An airline passenger boarding system called the “flying carpet”, described at the-flying-carpet.com, provides a carpet that is a scaled down replica of an aircraft seating plan and accommodates about 30 people at a time. Passengers stand on a carpet area that corresponds to their seat. When there is no more room, this group of passengers is boarded, and another group of passengers can find their seats on the carpet. Boarding of each group of passengers is conducted from rear to front as in systems described above; the difference is that the passengers are likely to be scattered throughout the aircraft. While this interior gate system does not take up the space of the Scruggs et al system, it does not eliminate delays caused by window or middle seat passengers arriving after aisle seat passengers. Since this system appears to use a first to stand on the seat space is the first to board approach, passengers anxious to board early are likely to jockey with other passengers for space on the carpet, which could make crowd control in the gate area interesting.

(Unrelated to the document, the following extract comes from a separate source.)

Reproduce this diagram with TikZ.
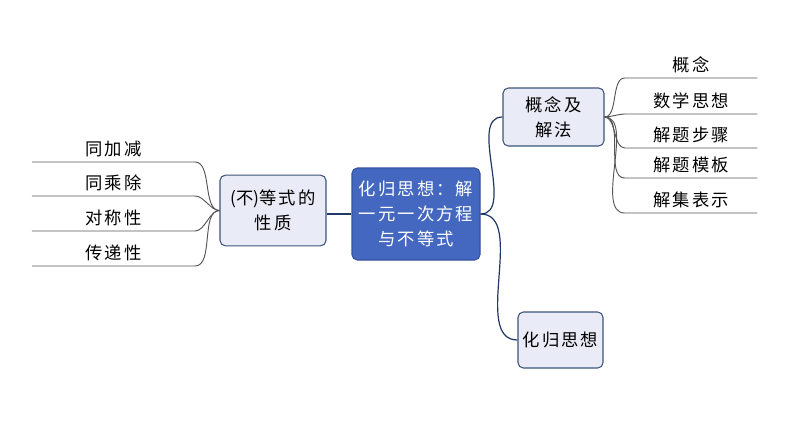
\documentclass[tikz,border=0pt]{standalone}
\usepackage{fontspec}
\usepackage{tikz}
\newfontfamily\cjk[LetterSpace=12]{Noto Sans CJK SC}
\newfontfamily\cjktight{Noto Sans CJK SC}
\definecolor{hubblue}{RGB}{68,104,192}
\definecolor{hubline}{RGB}{52,82,160}
\definecolor{boxfill}{RGB}{233,236,246}
\definecolor{boxline}{RGB}{62,84,122}
\definecolor{linkblue}{RGB}{31,56,100}
\definecolor{twig}{RGB}{85,85,85}

\tikzset{
  txt/.style={font=\cjk\fontsize{13}{19}\selectfont},
  box/.style={txt, draw=boxline, fill=boxfill, rounded corners=4pt, align=center, line width=0.8pt},
  hub/.style={box, draw=hubline, fill=hubblue, text=white},
  leaf/.style={txt, anchor=south, inner xsep=0pt, inner ysep=3.5pt},
  link/.style={draw=linkblue, line width=0.9pt},
  branch/.style={draw=twig, line width=0.7pt}
}

\begin{document}
\begin{tikzpicture}[x=0.75pt,y=-0.75pt]
    \useasboundingbox (0,0) rectangle (794,447);

    \node [hub, minimum width=96pt, minimum height=69pt] (main) at (416,214)
        {化归思想：解\\一元一次方程\\与不等式};
    \node [box, minimum width=79.5pt, minimum height=53pt] (prop) at (273,210.5)
        {{\cjktight(不)}等式的\\性质};
    \node [box, minimum width=75.75pt, minimum height=43.5pt] (concept) at (553.5,117)
        {概念及\\解法};
    \node [box, minimum width=63.75pt, minimum height=42pt] (idea) at (560.5,340)
        {化归思想};

    \draw [link] (main.west) -- (main.west -| prop.east);
    \draw [link] (main.east) to [out=0, in=180, looseness=0.9] (concept.west);
    \draw [link] (main.east) to [out=0, in=180, looseness=0.9] (idea.west);

    % left side
    \foreach \name/\y/\label in {l1/162/同加减, l2/196/同乘除, l3/231/对称性, l4/266/传递性} {
        \node [leaf, minimum width=122pt] (\name) at (113.5,\y) {\label};
        \draw [branch] (prop.west) to [out=180, in=0, looseness=0.8] (\name.south east) -- (\name.south west);
    }

    % right side
    \foreach \name/\y/\label in {r1/78/概念, r2/114/数学思想, r3/148/解题步骤, r4/178/解题模板, r5/213/解集表示} {
        \node [leaf, minimum width=99pt] (\name) at (691,\y) {\label};
        \draw [branch] (concept.east) to [out=0, in=180, looseness=0.8] (\name.south west) -- (\name.south east);
    }
\end{tikzpicture}
\end{document}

None of the passenger boarding systems proposed by the airline industry or the prior art completely addresses all of the challenges with boarding a large number of people and a large number of carry-on bags on an aircraft with limited passenger access and space for passenger movement or that eliminates, or at least reduces, the main passenger boarding bottlenecks that delay an aircraft's departure. With the exception of the Scruggs et al system, which presents the disadvantages discussed above, a flexible passenger boarding system that fully utilizes multiple passenger entry doors on an aircraft to optimize passenger boarding has not been suggested.